Produce an exact copy of the lines below that run from the line containing "Convert this chart" to the line containing "const FONT = 22;", inclusive; any picture is omitted.
--- Listed entries ---
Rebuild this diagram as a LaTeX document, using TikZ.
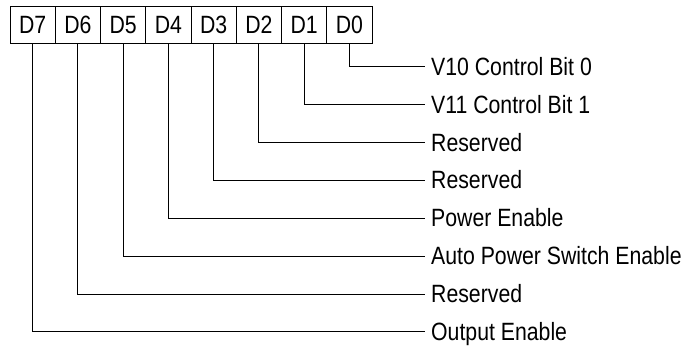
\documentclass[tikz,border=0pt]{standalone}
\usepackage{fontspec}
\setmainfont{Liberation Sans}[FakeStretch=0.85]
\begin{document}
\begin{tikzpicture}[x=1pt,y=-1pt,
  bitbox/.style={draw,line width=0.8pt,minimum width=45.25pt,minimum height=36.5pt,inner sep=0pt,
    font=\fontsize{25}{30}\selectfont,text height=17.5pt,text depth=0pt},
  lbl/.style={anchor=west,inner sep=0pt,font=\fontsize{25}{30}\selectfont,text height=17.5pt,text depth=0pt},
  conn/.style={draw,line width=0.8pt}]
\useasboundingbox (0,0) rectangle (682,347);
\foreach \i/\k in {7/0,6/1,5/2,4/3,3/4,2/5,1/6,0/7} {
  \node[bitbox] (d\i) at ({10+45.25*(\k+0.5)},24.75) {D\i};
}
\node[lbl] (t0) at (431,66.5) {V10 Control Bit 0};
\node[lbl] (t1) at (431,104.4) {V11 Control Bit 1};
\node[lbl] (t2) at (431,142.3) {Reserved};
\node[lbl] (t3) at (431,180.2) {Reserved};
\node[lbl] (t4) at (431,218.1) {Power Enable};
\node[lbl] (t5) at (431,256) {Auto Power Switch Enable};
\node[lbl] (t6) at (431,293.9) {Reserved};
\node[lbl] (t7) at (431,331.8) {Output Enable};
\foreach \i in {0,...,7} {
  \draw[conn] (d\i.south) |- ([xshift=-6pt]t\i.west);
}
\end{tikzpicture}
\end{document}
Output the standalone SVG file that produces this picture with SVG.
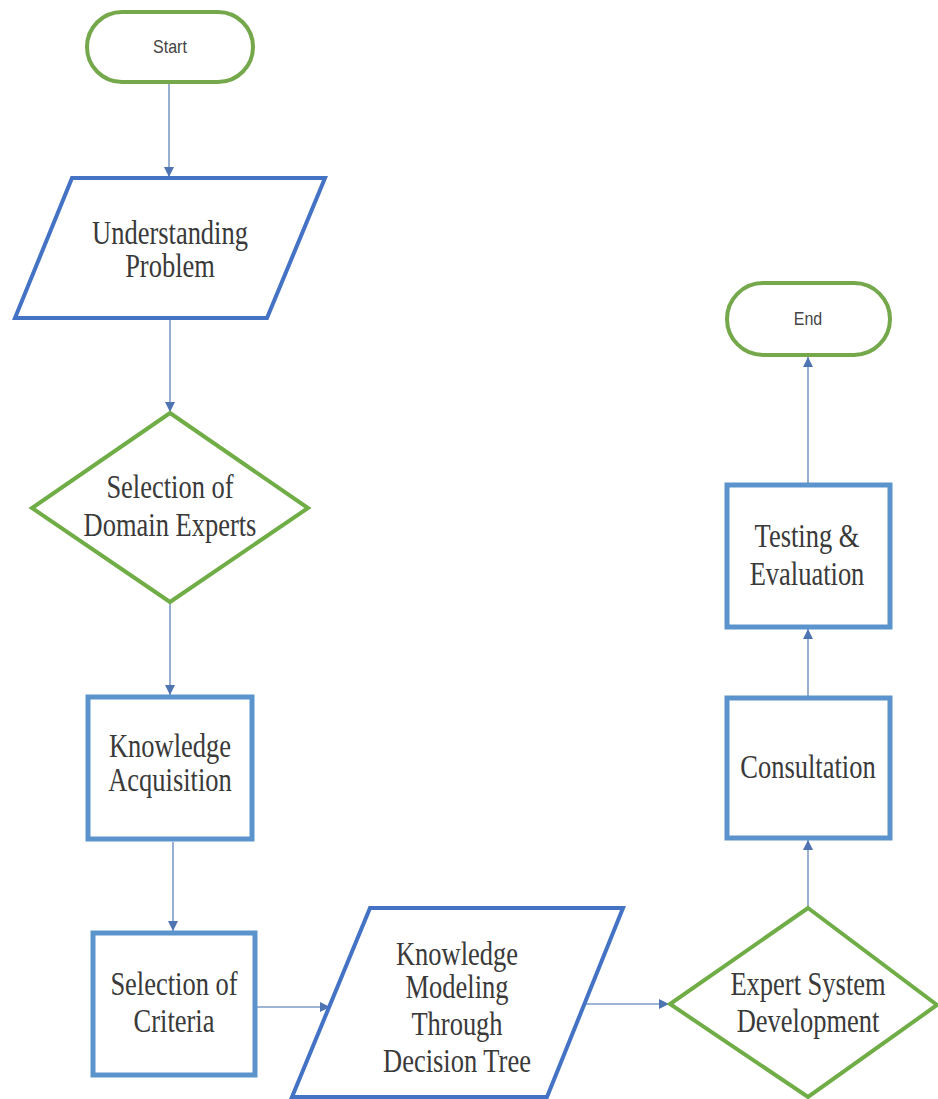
---
--- Listed entries ---
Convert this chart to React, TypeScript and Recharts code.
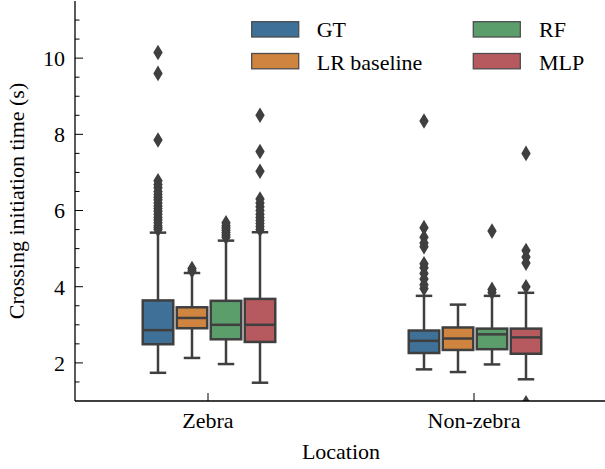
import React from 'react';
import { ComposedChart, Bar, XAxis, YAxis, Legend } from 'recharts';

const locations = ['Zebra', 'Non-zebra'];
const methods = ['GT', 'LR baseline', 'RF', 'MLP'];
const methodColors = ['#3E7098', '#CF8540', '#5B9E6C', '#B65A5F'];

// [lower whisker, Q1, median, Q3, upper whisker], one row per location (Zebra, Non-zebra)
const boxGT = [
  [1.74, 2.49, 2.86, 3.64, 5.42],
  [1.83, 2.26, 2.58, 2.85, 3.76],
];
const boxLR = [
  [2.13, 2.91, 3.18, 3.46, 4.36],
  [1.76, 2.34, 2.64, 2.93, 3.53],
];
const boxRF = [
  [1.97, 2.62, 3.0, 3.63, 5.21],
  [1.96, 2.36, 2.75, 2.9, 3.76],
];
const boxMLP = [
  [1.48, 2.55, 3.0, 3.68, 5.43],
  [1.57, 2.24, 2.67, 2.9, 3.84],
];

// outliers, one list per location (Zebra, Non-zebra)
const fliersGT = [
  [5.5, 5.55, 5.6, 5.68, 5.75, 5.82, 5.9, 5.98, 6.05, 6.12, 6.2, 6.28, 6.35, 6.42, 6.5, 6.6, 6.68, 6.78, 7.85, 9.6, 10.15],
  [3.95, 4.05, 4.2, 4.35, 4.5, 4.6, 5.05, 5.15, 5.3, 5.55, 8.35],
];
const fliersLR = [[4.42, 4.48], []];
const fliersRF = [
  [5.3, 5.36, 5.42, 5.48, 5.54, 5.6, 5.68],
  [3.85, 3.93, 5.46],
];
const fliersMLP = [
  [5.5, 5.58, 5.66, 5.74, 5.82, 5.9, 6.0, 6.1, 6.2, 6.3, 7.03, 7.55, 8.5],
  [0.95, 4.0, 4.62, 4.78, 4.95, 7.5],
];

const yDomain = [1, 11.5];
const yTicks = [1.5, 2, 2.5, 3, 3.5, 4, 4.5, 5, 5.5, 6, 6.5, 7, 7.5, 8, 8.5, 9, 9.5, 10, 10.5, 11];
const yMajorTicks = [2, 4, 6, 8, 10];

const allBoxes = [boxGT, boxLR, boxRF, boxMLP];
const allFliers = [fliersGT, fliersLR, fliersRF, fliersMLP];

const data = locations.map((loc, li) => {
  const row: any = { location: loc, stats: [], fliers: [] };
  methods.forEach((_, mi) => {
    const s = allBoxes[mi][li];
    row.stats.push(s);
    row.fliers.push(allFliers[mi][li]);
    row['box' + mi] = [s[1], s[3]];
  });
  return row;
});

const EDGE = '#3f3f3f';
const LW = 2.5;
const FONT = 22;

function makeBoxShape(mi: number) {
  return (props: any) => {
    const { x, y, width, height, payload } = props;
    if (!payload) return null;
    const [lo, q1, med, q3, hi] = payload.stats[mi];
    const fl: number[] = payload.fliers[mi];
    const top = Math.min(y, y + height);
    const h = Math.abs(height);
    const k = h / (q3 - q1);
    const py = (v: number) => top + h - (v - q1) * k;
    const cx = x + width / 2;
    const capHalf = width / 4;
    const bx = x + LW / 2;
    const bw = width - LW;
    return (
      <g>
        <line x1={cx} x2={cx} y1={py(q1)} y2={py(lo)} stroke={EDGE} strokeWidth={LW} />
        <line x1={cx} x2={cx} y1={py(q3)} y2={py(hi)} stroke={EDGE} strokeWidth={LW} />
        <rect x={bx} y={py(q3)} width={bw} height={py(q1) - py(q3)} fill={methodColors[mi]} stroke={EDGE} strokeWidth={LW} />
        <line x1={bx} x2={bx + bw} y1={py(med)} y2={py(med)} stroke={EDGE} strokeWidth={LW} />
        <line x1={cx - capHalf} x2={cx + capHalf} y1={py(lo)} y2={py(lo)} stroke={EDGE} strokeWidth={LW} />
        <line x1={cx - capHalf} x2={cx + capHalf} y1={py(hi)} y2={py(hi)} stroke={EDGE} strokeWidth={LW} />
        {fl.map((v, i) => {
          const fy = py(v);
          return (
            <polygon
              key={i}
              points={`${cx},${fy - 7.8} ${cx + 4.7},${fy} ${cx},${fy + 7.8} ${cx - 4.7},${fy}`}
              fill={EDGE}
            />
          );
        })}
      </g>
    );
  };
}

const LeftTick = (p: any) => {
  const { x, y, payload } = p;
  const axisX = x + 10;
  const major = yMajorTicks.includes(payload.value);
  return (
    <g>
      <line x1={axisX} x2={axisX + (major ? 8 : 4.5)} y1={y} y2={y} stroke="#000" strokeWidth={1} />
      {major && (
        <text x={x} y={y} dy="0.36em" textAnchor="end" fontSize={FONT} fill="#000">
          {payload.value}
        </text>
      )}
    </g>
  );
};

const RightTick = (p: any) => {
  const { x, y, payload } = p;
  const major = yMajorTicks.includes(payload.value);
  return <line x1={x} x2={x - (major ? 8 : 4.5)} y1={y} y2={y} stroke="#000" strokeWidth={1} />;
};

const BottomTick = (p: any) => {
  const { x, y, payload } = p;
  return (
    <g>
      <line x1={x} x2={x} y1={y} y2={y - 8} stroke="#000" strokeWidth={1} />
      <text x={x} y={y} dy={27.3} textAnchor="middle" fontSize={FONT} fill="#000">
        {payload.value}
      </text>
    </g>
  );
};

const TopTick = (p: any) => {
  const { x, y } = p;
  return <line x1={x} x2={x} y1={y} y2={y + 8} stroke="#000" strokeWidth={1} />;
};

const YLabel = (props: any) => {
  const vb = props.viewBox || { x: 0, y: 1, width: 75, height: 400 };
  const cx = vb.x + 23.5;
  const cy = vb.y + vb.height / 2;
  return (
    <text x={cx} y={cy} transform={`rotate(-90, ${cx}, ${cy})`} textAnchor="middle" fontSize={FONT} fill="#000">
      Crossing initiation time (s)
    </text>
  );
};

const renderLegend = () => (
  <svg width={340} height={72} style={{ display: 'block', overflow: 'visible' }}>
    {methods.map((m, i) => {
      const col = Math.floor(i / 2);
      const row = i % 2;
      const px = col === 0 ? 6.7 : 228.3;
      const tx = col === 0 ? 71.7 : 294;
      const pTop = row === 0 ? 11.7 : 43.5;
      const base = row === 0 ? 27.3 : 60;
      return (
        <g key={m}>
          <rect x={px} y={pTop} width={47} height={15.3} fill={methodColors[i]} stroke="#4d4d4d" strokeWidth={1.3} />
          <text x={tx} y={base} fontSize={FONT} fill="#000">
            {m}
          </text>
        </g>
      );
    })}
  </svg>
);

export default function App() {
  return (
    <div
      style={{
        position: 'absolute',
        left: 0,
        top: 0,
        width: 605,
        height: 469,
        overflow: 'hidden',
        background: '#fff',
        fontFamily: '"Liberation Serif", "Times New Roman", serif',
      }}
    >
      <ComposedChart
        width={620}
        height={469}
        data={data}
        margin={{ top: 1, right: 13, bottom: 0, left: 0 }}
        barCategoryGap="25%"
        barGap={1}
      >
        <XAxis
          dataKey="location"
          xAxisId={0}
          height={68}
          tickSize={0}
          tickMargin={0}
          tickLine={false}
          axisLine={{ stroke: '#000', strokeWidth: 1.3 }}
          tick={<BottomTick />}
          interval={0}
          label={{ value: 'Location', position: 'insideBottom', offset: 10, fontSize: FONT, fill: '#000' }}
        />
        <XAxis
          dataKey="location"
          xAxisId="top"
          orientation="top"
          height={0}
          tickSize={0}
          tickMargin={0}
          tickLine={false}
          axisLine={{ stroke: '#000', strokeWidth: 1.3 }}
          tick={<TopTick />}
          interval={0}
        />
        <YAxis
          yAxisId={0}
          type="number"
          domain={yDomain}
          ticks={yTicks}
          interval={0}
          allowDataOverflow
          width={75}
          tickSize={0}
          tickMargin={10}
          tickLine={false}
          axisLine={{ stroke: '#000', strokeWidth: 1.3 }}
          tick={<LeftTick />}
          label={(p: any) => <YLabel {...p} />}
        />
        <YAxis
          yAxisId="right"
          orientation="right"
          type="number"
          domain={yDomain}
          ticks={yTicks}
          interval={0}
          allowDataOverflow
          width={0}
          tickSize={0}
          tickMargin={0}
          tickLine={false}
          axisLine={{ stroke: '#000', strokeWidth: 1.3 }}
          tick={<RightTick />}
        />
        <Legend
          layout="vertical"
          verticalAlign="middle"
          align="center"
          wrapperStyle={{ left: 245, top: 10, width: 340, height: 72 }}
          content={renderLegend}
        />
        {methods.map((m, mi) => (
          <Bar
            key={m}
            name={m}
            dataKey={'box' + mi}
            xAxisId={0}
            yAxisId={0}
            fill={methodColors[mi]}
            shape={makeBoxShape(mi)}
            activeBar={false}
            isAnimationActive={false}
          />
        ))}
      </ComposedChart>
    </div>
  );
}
---
--- Listed entries ---
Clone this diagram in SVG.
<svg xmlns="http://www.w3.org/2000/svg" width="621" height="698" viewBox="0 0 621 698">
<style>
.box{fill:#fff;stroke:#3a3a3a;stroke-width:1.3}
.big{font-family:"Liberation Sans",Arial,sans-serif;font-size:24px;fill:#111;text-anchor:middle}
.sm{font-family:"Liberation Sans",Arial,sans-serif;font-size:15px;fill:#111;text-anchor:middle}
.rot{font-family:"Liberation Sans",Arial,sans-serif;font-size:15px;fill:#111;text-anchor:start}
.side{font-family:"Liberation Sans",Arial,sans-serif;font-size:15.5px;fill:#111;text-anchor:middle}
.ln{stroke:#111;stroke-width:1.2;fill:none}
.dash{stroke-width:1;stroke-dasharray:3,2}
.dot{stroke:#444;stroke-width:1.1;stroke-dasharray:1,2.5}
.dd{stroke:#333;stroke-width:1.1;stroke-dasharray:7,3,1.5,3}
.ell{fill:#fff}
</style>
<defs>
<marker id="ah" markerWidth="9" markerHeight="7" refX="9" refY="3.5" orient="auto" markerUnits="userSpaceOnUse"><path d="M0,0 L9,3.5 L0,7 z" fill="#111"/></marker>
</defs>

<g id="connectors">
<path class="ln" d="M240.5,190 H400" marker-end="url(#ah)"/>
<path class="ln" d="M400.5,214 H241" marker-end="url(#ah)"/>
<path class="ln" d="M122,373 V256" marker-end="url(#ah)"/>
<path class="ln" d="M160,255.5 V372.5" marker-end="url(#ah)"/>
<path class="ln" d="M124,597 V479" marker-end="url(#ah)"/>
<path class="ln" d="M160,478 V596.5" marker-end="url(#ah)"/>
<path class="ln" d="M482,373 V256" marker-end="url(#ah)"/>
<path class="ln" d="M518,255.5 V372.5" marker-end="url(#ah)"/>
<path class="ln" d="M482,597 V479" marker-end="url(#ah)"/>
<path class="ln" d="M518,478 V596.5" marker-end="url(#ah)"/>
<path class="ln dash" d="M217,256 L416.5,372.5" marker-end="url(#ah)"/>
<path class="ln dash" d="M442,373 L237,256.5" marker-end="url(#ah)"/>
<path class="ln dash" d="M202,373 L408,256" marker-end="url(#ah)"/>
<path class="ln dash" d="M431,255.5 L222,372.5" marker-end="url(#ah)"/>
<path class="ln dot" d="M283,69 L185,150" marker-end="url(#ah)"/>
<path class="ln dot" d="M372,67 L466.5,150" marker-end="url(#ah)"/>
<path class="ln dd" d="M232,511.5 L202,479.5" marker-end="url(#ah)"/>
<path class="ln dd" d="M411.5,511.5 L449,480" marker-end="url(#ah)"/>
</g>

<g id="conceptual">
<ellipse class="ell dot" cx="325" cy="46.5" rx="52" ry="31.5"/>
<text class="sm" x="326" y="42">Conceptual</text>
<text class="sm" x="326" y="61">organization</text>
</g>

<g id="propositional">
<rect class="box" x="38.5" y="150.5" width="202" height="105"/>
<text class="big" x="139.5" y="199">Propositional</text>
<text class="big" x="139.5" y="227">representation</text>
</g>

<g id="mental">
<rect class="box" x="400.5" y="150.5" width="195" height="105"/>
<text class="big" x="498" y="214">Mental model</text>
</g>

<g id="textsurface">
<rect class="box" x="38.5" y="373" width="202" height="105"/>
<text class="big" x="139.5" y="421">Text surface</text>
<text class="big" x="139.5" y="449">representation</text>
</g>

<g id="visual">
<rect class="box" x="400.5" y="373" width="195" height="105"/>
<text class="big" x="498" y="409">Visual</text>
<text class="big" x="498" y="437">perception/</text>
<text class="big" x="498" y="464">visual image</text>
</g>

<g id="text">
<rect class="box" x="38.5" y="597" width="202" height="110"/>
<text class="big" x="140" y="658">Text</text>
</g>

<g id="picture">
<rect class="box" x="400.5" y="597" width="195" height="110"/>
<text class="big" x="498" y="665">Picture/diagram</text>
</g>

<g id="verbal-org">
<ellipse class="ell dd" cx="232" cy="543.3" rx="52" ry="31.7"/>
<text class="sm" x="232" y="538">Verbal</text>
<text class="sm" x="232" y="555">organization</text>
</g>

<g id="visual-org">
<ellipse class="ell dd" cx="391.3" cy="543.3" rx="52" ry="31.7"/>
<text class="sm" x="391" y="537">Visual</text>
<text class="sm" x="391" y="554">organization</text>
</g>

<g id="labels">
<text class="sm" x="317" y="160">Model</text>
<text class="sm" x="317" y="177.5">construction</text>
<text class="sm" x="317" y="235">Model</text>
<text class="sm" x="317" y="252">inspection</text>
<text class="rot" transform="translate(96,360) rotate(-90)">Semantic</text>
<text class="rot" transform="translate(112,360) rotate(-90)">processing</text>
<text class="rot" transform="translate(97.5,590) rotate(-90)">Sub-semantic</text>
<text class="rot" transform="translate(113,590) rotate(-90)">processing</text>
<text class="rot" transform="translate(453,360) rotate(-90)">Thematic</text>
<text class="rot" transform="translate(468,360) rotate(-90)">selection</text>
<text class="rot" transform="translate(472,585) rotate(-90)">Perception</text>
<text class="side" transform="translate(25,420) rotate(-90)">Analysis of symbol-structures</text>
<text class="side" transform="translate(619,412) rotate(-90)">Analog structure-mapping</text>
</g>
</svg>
---
[Worked solution]
Convert this chart to React, TypeScript and Recharts code.
import React from 'react';
import { ComposedChart, Bar, XAxis, YAxis, Legend } from 'recharts';

const locations = ['Zebra', 'Non-zebra'];
const methods = ['GT', 'LR baseline', 'RF', 'MLP'];
const methodColors = ['#3E7098', '#CF8540', '#5B9E6C', '#B65A5F'];

// [lower whisker, Q1, median, Q3, upper whisker], one row per location (Zebra, Non-zebra)
const boxGT = [
  [1.74, 2.49, 2.86, 3.64, 5.42],
  [1.83, 2.26, 2.58, 2.85, 3.76],
];
const boxLR = [
  [2.13, 2.91, 3.18, 3.46, 4.36],
  [1.76, 2.34, 2.64, 2.93, 3.53],
];
const boxRF = [
  [1.97, 2.62, 3.0, 3.63, 5.21],
  [1.96, 2.36, 2.75, 2.9, 3.76],
];
const boxMLP = [
  [1.48, 2.55, 3.0, 3.68, 5.43],
  [1.57, 2.24, 2.67, 2.9, 3.84],
];

// outliers, one list per location (Zebra, Non-zebra)
const fliersGT = [
  [5.5, 5.55, 5.6, 5.68, 5.75, 5.82, 5.9, 5.98, 6.05, 6.12, 6.2, 6.28, 6.35, 6.42, 6.5, 6.6, 6.68, 6.78, 7.85, 9.6, 10.15],
  [3.95, 4.05, 4.2, 4.35, 4.5, 4.6, 5.05, 5.15, 5.3, 5.55, 8.35],
];
const fliersLR = [[4.42, 4.48], []];
const fliersRF = [
  [5.3, 5.36, 5.42, 5.48, 5.54, 5.6, 5.68],
  [3.85, 3.93, 5.46],
];
const fliersMLP = [
  [5.5, 5.58, 5.66, 5.74, 5.82, 5.9, 6.0, 6.1, 6.2, 6.3, 7.03, 7.55, 8.5],
  [0.95, 4.0, 4.62, 4.78, 4.95, 7.5],
];

const yDomain = [1, 11.5];
const yTicks = [1.5, 2, 2.5, 3, 3.5, 4, 4.5, 5, 5.5, 6, 6.5, 7, 7.5, 8, 8.5, 9, 9.5, 10, 10.5, 11];
const yMajorTicks = [2, 4, 6, 8, 10];

const allBoxes = [boxGT, boxLR, boxRF, boxMLP];
const allFliers = [fliersGT, fliersLR, fliersRF, fliersMLP];

const data = locations.map((loc, li) => {
  const row: any = { location: loc, stats: [], fliers: [] };
  methods.forEach((_, mi) => {
    const s = allBoxes[mi][li];
    row.stats.push(s);
    row.fliers.push(allFliers[mi][li]);
    row['box' + mi] = [s[1], s[3]];
  });
  return row;
});

const EDGE = '#3f3f3f';
const LW = 2.5;
const FONT = 22;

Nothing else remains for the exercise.